Kathy Rathbun, a first-grade teacher at Langston Hughes Elementary School, was named the recipient Wednesday of “The Bobs’ Award,” a teaching excellence honor that includes a $10,000 check.

Rathbun received the surprise award Wednesday during an all-school assembly at the west Lawrence school.

For more on the Bobs’ Award, tune in to Sunflower Broadband’s Channel 6 at 6 p.m. and after the Royals’ game and pick up a copy of Thursday’s Journal-World.

“The learning environment she creates in the classroom is fun, encouraging, and focused on learning,” said Myron Melton, the school’s principal.

“Kathy was instrumental in providing leadership that produced our district Reading Initiative,” Melton said in prepared remarks. “The skills that she exhibited so well in district professional development activities, she demonstrates daily with her own students.”

Officially known as the “Special Award for Teaching Excellence,” the yearly award is from the Lawrence Schools Foundation.

It became known as “the Bobs’ Award” because it was first started by a group of Lawrence educators, businessmen and community leaders who all shared the first name, Bob. The benefactors chose to remain anonymous to focus attention on the winners and their academic contributions to the community.

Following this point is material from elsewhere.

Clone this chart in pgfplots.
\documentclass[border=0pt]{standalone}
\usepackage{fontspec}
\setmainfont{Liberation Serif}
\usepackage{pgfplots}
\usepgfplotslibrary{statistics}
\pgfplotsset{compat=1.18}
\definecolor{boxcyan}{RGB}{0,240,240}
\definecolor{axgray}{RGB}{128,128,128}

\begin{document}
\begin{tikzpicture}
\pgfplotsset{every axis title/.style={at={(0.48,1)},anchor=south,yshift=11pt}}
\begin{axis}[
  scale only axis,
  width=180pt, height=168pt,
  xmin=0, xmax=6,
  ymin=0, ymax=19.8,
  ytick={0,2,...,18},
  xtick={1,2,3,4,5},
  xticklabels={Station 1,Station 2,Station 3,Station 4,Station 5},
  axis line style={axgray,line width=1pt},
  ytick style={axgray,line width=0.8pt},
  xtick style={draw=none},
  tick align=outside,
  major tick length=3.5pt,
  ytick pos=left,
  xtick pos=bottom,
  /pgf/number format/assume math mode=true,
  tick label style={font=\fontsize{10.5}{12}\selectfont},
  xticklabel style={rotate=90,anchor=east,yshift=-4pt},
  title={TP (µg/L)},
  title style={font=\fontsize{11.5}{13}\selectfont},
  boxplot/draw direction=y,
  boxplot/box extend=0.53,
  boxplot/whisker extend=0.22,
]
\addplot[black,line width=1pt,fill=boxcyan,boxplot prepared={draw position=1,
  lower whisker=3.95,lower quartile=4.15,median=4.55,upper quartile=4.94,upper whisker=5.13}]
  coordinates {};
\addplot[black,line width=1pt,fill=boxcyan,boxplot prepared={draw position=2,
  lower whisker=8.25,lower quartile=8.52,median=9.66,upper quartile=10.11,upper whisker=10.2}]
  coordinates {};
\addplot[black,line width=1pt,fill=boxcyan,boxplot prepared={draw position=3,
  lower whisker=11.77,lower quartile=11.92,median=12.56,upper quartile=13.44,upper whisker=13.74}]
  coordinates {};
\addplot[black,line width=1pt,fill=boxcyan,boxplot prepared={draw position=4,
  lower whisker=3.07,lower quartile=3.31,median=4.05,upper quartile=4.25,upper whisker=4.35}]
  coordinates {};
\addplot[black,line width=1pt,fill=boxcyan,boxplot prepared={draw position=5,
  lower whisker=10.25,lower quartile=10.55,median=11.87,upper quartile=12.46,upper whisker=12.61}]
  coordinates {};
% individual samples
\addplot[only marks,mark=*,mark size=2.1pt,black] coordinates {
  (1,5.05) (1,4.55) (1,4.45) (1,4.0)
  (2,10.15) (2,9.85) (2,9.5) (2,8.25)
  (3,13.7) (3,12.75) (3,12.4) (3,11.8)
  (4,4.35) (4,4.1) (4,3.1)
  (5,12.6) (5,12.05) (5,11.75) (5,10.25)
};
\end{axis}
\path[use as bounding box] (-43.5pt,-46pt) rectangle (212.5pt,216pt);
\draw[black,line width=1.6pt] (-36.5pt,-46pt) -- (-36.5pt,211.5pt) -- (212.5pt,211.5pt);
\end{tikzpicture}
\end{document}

Others who have received the Bobs’ Award are Brian Anderson, Central Junior High School; Pam Bushouse, Free State High School; Victoria Beals, South Junior High School; Sue Siegfreid, Woodlawn Elementary; Gary Webber, Southwest Junior High , and Valeria Howland, Broken Arrow Elemetary School.

The award honors an educator who “exemplifies extraordinary instruction skills; reflects commitment to quality education and dedication to teaching; focuses on individual student achievement; administers to the whole child, guiding each student to achieve his full potential; and is deemed to be proficient, caring, adaptable and professional.”

Rathbun received a bachelor’s degree from Texas Women’s University and taught preschool children in Texas for 10 years before moving to Lawrence.

In 1991, she was a paraeducator with the Title I reading program at Kennedy, Centennial and Woodlawn elementary schools. She served as interim Title I reading coordinator for the district before returning to the classroom in 1998 as a first-grade teacher at Centennial.

She became a first-grade tteacher at Langston Hughes when the school opened its doors in 1998.